* Task material
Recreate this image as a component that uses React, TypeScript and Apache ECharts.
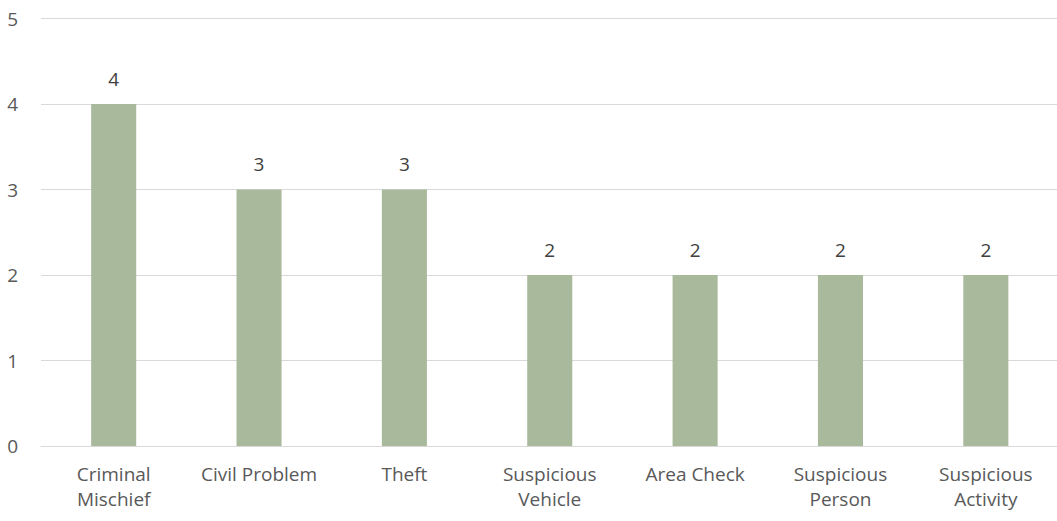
import React, { useEffect, useRef } from "react";
import * as echarts from "echarts";

const categories = [
  "Criminal\nMischief",
  "Civil Problem",
  "Theft",
  "Suspicious\nVehicle",
  "Area Check",
  "Suspicious\nPerson",
  "Suspicious\nActivity",
];
const values = [4, 3, 3, 2, 2, 2, 2];
const yTicks = { min: 0, max: 5, interval: 1 };

export default function App() {
  const ref = useRef<HTMLDivElement>(null);
  useEffect(() => {
    if (!ref.current) return;
    const chart = echarts.init(ref.current, undefined, { renderer: "svg" });
    const font = "'Open Sans', sans-serif";
    chart.setOption({
      animation: false,
      grid: { left: 41, top: 18.5, width: 1017.5, height: 427.5, containLabel: false },
      xAxis: {
        type: "category",
        data: categories,
        axisLine: { lineStyle: { color: "#D9D9D9", width: 1 } },
        axisTick: { show: false },
        axisLabel: {
          color: "#595959",
          fontFamily: font,
          fontSize: 19,
          lineHeight: 25,
          margin: 15,
          interval: 0,
        },
      },
      yAxis: {
        type: "value",
        min: yTicks.min,
        max: yTicks.max,
        interval: yTicks.interval,
        axisLine: { show: false },
        axisTick: { show: false },
        splitLine: { lineStyle: { color: "#D9D9D9", width: 1 } },
        axisLabel: { color: "#595959", fontFamily: font, fontSize: 19, margin: 23 },
      },
      series: [
        {
          type: "bar",
          data: values,
          barWidth: "31%",
          itemStyle: { color: "#A9B99C" },
          label: {
            show: true,
            position: "top",
            distance: 16,
            color: "#404040",
            fontFamily: font,
            fontSize: 19,
          },
        },
      ],
    });
    return () => chart.dispose();
  }, []);
  return (
    <div
      ref={ref}
      style={{ position: "absolute", left: 0, top: 0, width: 1060, height: 521 }}
    />
  );
}
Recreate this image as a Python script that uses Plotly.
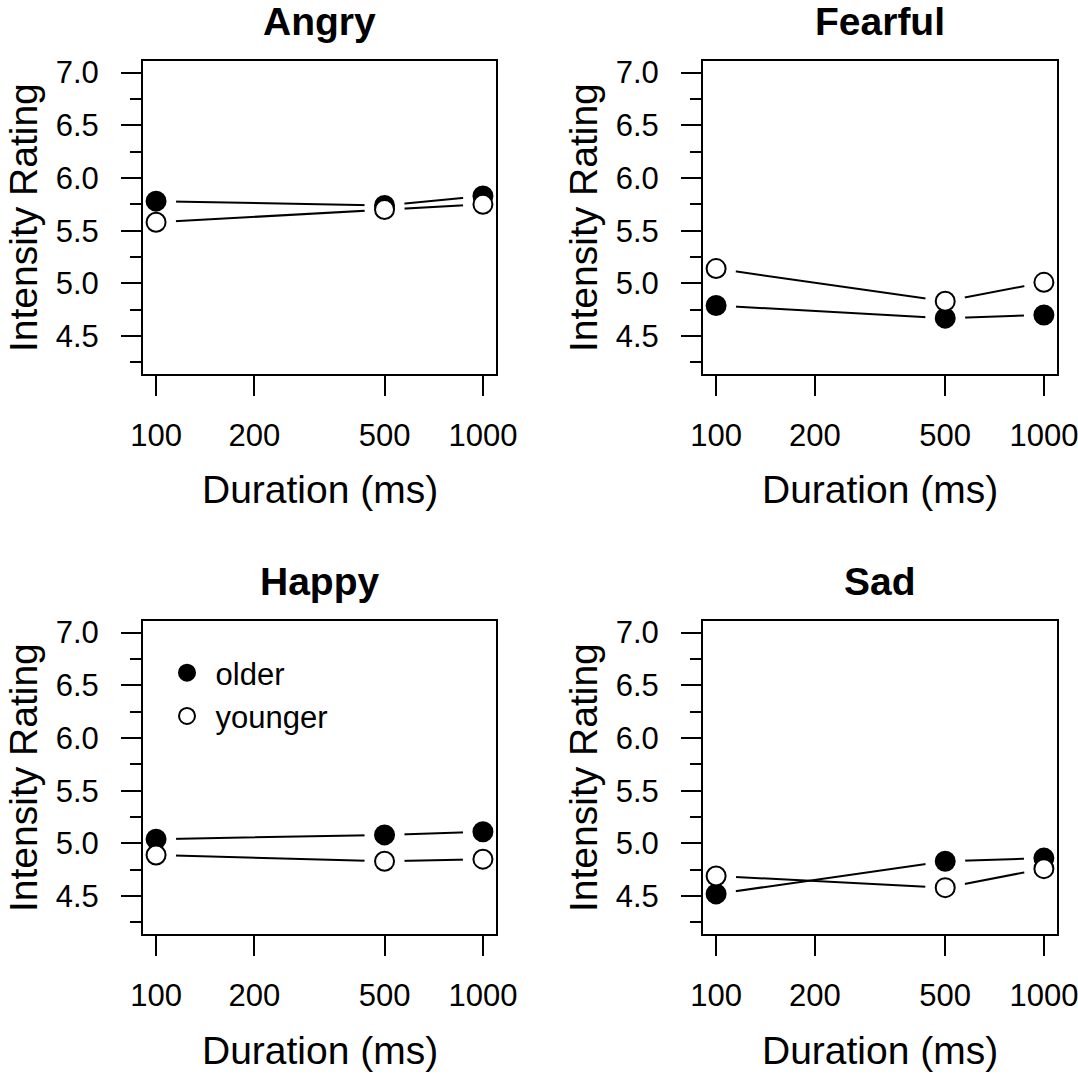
import plotly.graph_objects as go

# ---------------- data ----------------
durations = [100, 500, 1000]
emotions = ["Angry", "Fearful", "Happy", "Sad"]
older_angry = [5.78, 5.74, 5.83]
younger_angry = [5.58, 5.70, 5.75]
older_fearful = [4.79, 4.67, 4.70]
younger_fearful = [5.14, 4.83, 5.01]
older_happy = [5.04, 5.08, 5.11]
younger_happy = [4.89, 4.83, 4.85]
older_sad = [4.52, 4.83, 4.86]
younger_sad = [4.69, 4.58, 4.76]
older_vals = [older_angry, older_fearful, older_happy, older_sad]
younger_vals = [younger_angry, younger_fearful, younger_happy, younger_sad]
x_tick_vals = [100, 200, 500, 1000]
x_tick_text = ["100", "200", "500", "1000"]
y_range = [4.14, 7.11]
x_log_range = [1.96, 3.04]

W, H = 1078, 1075
FONT = "Liberation Sans, Arial, Helvetica, sans-serif"

def px_x(p):
    return p / W

def px_y(p):
    return 1 - p / H

# panel boxes in pixels (left, right, top, bottom)
boxes = [(143, 496, 61, 374), (703, 1057, 61, 374),
         (143, 496, 621, 934), (703, 1057, 621, 934)]

fig = go.Figure()
layout = dict(width=W, height=H, margin=dict(l=0, r=0, t=0, b=0, autoexpand=False),
              paper_bgcolor="white", plot_bgcolor="white",
              font=dict(family=FONT, color="black"),
              annotations=[], showlegend=True)

for i, (emo, ov, yv) in enumerate(zip(emotions, older_vals, younger_vals)):
    sfx = "" if i == 0 else str(i + 1)
    xa, ya = "x" + sfx, "y" + sfx
    l, r, t, b = boxes[i]
    common_axis = dict(showline=True, mirror=True, linecolor="black", linewidth=2,
                       ticks="outside", tickcolor="black", tickwidth=2, ticklen=20,
                       showgrid=False, zeroline=False, automargin=False,
                       ticklabeloverflow="allow",
                       tickfont=dict(family=FONT, size=31, color="black"))
    layout["xaxis" + sfx] = dict(common_axis, type="log", range=x_log_range,
                                 domain=[px_x(l), px_x(r)], anchor=ya,
                                 tickmode="array", tickvals=x_tick_vals, ticktext=x_tick_text,
                                 ticklabelstandoff=13)
    layout["yaxis" + sfx] = dict(common_axis, range=y_range,
                                 domain=[px_y(b), px_y(t)], anchor=xa,
                                 tick0=0, dtick=0.5, tickformat=".1f",
                                 ticklabelstandoff=16,
                                 minor=dict(tick0=0, dtick=0.25, ticks="outside", ticklen=11,
                                            tickwidth=2, tickcolor="black", showgrid=False))
    # lines
    for vals in (ov, yv):
        fig.add_trace(go.Scatter(x=durations, y=vals, mode="lines", xaxis=xa, yaxis=ya,
                                 line=dict(color="black", width=2), showlegend=False,
                                 hoverinfo="skip"))
    # white halos (type="b" gaps)
    for vals in (ov, yv):
        fig.add_trace(go.Scatter(x=durations, y=vals, mode="markers", xaxis=xa, yaxis=ya,
                                 marker=dict(size=40, color="white", line=dict(width=0)),
                                 showlegend=False, hoverinfo="skip"))
    # points
    fig.add_trace(go.Scatter(x=durations, y=ov, mode="markers", xaxis=xa, yaxis=ya,
                             name=" older", legendgroup="older", showlegend=(i == 0),
                             marker=dict(size=19, color="black", symbol="circle",
                                         line=dict(color="black", width=2))))
    fig.add_trace(go.Scatter(x=durations, y=yv, mode="markers", xaxis=xa, yaxis=ya,
                             name=" younger", legendgroup="younger", showlegend=(i == 0),
                             marker=dict(size=19, color="white", symbol="circle",
                                         line=dict(color="black", width=2))))
    cx = (l + r) / 2
    # title
    layout["annotations"].append(dict(text="<b>%s</b>" % emo, x=px_x(cx), y=px_y(t - 39.5),
                                      xref="paper", yref="paper", xanchor="center", yanchor="middle",
                                      showarrow=False, font=dict(family=FONT, size=39, color="black")))
    # x title
    layout["annotations"].append(dict(text="Duration (ms)", x=px_x(cx), y=px_y(b + 116),
                                      xref="paper", yref="paper", xanchor="center", yanchor="middle",
                                      showarrow=False, font=dict(family=FONT, size=39, color="black")))
    # y title
    layout["annotations"].append(dict(text="Intensity Rating", x=px_x(l - 119.5), y=px_y((t + b) / 2),
                                      xref="paper", yref="paper", xanchor="center", yanchor="middle",
                                      textangle=-90, showarrow=False,
                                      font=dict(family=FONT, size=39, color="black")))

layout["legend"] = dict(x=px_x(167), y=px_y(646), xanchor="left", yanchor="top",
                        bgcolor="rgba(0,0,0,0)", borderwidth=0, tracegroupgap=0,
                        font=dict(family=FONT, size=31, color="black"))

fig.update_layout(**layout)
fig.write_html("out.html")
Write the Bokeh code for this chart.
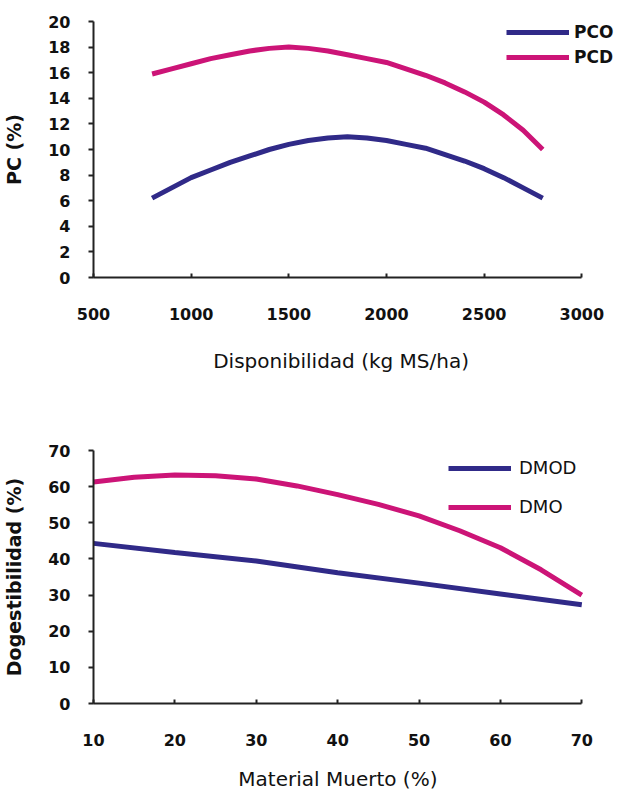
from bokeh.plotting import figure
from bokeh.layouts import column
from bokeh.models import FixedTicker, Range1d, Legend, LegendItem
from bokeh.embed import file_html
from bokeh.resources import INLINE

# ---- data: top chart (PC vs Disponibilidad) ----
disp = [800, 900, 1000, 1100, 1200, 1300, 1400, 1500, 1600, 1700, 1800,
        1900, 2000, 2100, 2200, 2300, 2400, 2500, 2600, 2700, 2800]
pco = [6.2, 7.0, 7.8, 8.4, 9.0, 9.5, 10.0, 10.4, 10.7, 10.9, 11.0,
       10.9, 10.7, 10.4, 10.1, 9.6, 9.1, 8.5, 7.8, 7.0, 6.2]
pcd = [15.9, 16.3, 16.7, 17.1, 17.4, 17.7, 17.9, 18.0, 17.9, 17.7, 17.4,
       17.1, 16.8, 16.3, 15.8, 15.2, 14.5, 13.7, 12.7, 11.5, 10.0]
x1_ticks = [500, 1000, 1500, 2000, 2500, 3000]
y1_ticks = [0, 2, 4, 6, 8, 10, 12, 14, 16, 18, 20]
legend1 = ["PCO", "PCD"]
x1_title = "Disponibilidad (kg MS/ha)"
y1_title = "PC (%)"

# ---- data: bottom chart (Digestibilidad vs Material Muerto) ----
mm_dmod = [10, 20, 30, 40, 50, 60, 70]
dmod = [44.3, 41.8, 39.4, 36.2, 33.3, 30.3, 27.3]
mm_dmo = [10, 15, 20, 25, 30, 35, 40, 45, 50, 55, 60, 65, 70]
dmo = [61.3, 62.6, 63.2, 63.0, 62.1, 60.2, 57.8, 55.1, 51.9, 47.8, 43.1, 37.0, 30.0]
x2_ticks = [10, 20, 30, 40, 50, 60, 70]
y2_ticks = [0, 10, 20, 30, 40, 50, 60, 70]
legend2 = ["DMOD", "DMO"]
x2_title = "Material Muerto (%)"
y2_title = "Dogestibilidad (%)"

BLUE = "#302a88"
PINK = "#cc1477"
FONT = "DejaVu Sans"
NBSP = "\u00a0"

# layout: frames run to the right edge so the legends are not clipped;
# the x axes themselves stop at their last tick (page pixel 589), as in the reference
FRAME_L, AXIS_R, FIG_R = 97, 589, 628
STRETCH = (FIG_R - FRAME_L) / (AXIS_R - FRAME_L)


def view_end(ticks):
    return ticks[0] + (ticks[-1] - ticks[0]) * STRETCH


def style(p, xticks, yticks, xlabel, ylabel, x_title_standoff, pad):
    p.xgrid.visible = False
    p.ygrid.visible = False
    p.outline_line_color = None
    p.background_fill_color = "white"
    p.border_fill_color = "white"
    p.xaxis.ticker = FixedTicker(ticks=xticks)
    p.yaxis.ticker = FixedTicker(ticks=yticks)
    p.xaxis.bounds = (xticks[0], xticks[-1])
    for ax in (p.xaxis, p.yaxis):
        ax.axis_line_width = 2
        ax.axis_line_color = "#222222"
        ax.major_tick_line_color = "#222222"
        ax.major_tick_line_width = 2
        ax.minor_tick_line_color = None
        ax.major_label_text_font = FONT
        ax.major_label_text_font_style = "bold"
        ax.major_label_text_color = "#111111"
        ax.major_label_text_font_size = "16px"
        ax.axis_label_text_color = "#111111"
        ax.axis_label_text_font = FONT
    p.xaxis.major_tick_in = 4
    p.xaxis.major_tick_out = 0
    p.xaxis.major_label_standoff = 30
    # trailing no-break spaces move the centred title back under the axis itself
    p.xaxis.axis_label = xlabel + NBSP * pad
    p.xaxis.axis_label_text_font_style = "normal"
    p.xaxis.axis_label_text_font_size = "20px"
    p.xaxis.axis_label_standoff = x_title_standoff
    p.yaxis.major_tick_in = 0
    p.yaxis.major_tick_out = 5
    p.yaxis.major_label_standoff = 18
    p.yaxis.axis_label = ylabel
    p.yaxis.axis_label_text_font_style = "bold"
    p.yaxis.axis_label_text_font_size = "19px"
    p.yaxis.axis_label_standoff = 20


# ---- top figure ----
p1 = figure(width=620, height=393, output_backend="svg", toolbar_location=None,
            x_range=Range1d(x1_ticks[0], view_end(x1_ticks)), y_range=Range1d(0, 20),
            min_border_left=89, min_border_right=0, min_border_top=21,
            min_border_bottom=116)
r1 = p1.line(disp, pco, line_color=BLUE, line_width=5)
r2 = p1.line(disp, pcd, line_color=PINK, line_width=5)
style(p1, x1_ticks, y1_ticks, x1_title, y1_title, 26, 5)
leg1 = Legend(items=[LegendItem(label=legend1[0], renderers=[r1]),
                     LegendItem(label=legend1[1], renderers=[r2])],
              location=(413, 210), margin=0, padding=0, spacing=5,
              glyph_width=63, glyph_height=20, label_height=20,
              label_standoff=5, border_line_alpha=0, background_fill_alpha=0,
              label_text_font=FONT, label_text_font_style="bold",
              label_text_font_size="17px", label_text_color="#111111")
p1.add_layout(leg1)

# ---- bottom figure ----
p2 = figure(width=620, height=400, output_backend="svg", toolbar_location=None,
            x_range=Range1d(x2_ticks[0], view_end(x2_ticks)), y_range=Range1d(0, 70),
            min_border_left=89, min_border_right=0, min_border_top=57,
            min_border_bottom=90)
r3 = p2.line(mm_dmod, dmod, line_color=BLUE, line_width=5)
r4 = p2.line(mm_dmo, dmo, line_color=PINK, line_width=5)
style(p2, x2_ticks, y2_ticks, x2_title, y2_title, 18, 6)
leg2 = Legend(items=[LegendItem(label=legend2[0], renderers=[r3]),
                     LegendItem(label=legend2[1], renderers=[r4])],
              location=(355, 186), margin=0, padding=0, spacing=18,
              glyph_width=63, glyph_height=20, label_height=20,
              label_standoff=8, border_line_alpha=0, background_fill_alpha=0,
              label_text_font=FONT, label_text_font_style="normal",
              label_text_font_size="18px", label_text_color="#111111")
p2.add_layout(leg2)

layout = column(p1, p2, spacing=0)
open("out.html", "w").write(file_html(layout, INLINE))
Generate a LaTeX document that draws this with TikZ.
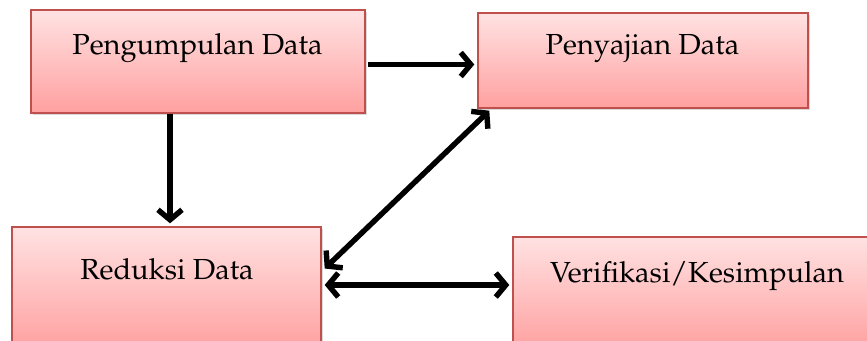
\documentclass[tikz,border=0pt]{standalone}
\usepackage[T1]{fontenc}
\usepackage{mathpazo}
\usetikzlibrary{arrows.meta,shadows}
\definecolor{tepi}{RGB}{192,80,77}
\definecolor{atas}{RGB}{255,226,226}
\definecolor{bawah}{RGB}{255,160,160}
\tikzset{
	tahap/.style={draw=tepi, line width=1.4pt, top color=atas, bottom color=bawah, inner sep=0pt,
		drop shadow={shadow xshift=1.5pt, shadow yshift=-2.5pt, opacity=0.3}},
	teks/.style={anchor=base, font=\fontsize{29}{32}\selectfont},
	panah/.style={line width=5.4pt, >={Straight Barb[length=10pt,width=24pt]},
		preaction={draw=black!20, transform canvas={xshift=1pt,yshift=-2pt}}}
}
\begin{document}
\begin{tikzpicture}[x=1pt, y=1pt]
			\useasboundingbox (0,0) rectangle (867,340);
			\node[tahap, minimum width=334pt, minimum height=103pt] (kumpul) at (198,278.5) {};
			\node[tahap, minimum width=330pt, minimum height=95pt] (saji) at (643,279.5) {};
			\node[tahap, minimum width=309pt, minimum height=123pt] (reduksi) at (166.5,51.5) {};
			\node[tahap, minimum width=367pt, minimum height=113pt] (verif) at (696.5,46.5) {};
			\node[teks] (tkumpul) at (197.5,285) {Pengumpulan Data};
			\node[teks] (tsaji) at (642.5,285) {Penyajian Data};
			\node[teks] (treduksi) at (167,60) {Reduksi Data};
			\node[teks] (tverif) at (697,57) {Verifikasi/Kesimpulan};
			\draw[panah, ->] ([xshift=2pt,yshift=-3pt]kumpul.east) -- ([xshift=-3pt,yshift=-3pt]kumpul.east -| saji.west);
			\draw[panah, ->] ([xshift=-28pt]kumpul.south) -- ([xshift=-28pt,yshift=3pt]kumpul.south |- reduksi.north);
			\draw[panah, <->] ([xshift=3pt,yshift=20pt]reduksi.east) -- ([xshift=12pt,yshift=-2pt]saji.south west);
			\draw[panah, <->] ([xshift=3pt,yshift=3.5pt]reduksi.east) -- ([xshift=-3pt,yshift=3.5pt]reduksi.east -| verif.west);
		\end{tikzpicture}
\end{document}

* Do this
Without the pictures, write out exactly the lines from the one that has "Recreate this image as a Python" down to the one that has "annotations=[], showlegend=True)", both included.

* Output of the exercise
Recreate this image as a Python script that uses Plotly.
import plotly.graph_objects as go

# ---------------- data ----------------
durations = [100, 500, 1000]
emotions = ["Angry", "Fearful", "Happy", "Sad"]
older_angry = [5.78, 5.74, 5.83]
younger_angry = [5.58, 5.70, 5.75]
older_fearful = [4.79, 4.67, 4.70]
younger_fearful = [5.14, 4.83, 5.01]
older_happy = [5.04, 5.08, 5.11]
younger_happy = [4.89, 4.83, 4.85]
older_sad = [4.52, 4.83, 4.86]
younger_sad = [4.69, 4.58, 4.76]
older_vals = [older_angry, older_fearful, older_happy, older_sad]
younger_vals = [younger_angry, younger_fearful, younger_happy, younger_sad]
x_tick_vals = [100, 200, 500, 1000]
x_tick_text = ["100", "200", "500", "1000"]
y_range = [4.14, 7.11]
x_log_range = [1.96, 3.04]

W, H = 1078, 1075
FONT = "Liberation Sans, Arial, Helvetica, sans-serif"

def px_x(p):
    return p / W

def px_y(p):
    return 1 - p / H

# panel boxes in pixels (left, right, top, bottom)
boxes = [(143, 496, 61, 374), (703, 1057, 61, 374),
         (143, 496, 621, 934), (703, 1057, 621, 934)]

fig = go.Figure()
layout = dict(width=W, height=H, margin=dict(l=0, r=0, t=0, b=0, autoexpand=False),
              paper_bgcolor="white", plot_bgcolor="white",
              font=dict(family=FONT, color="black"),
              annotations=[], showlegend=True)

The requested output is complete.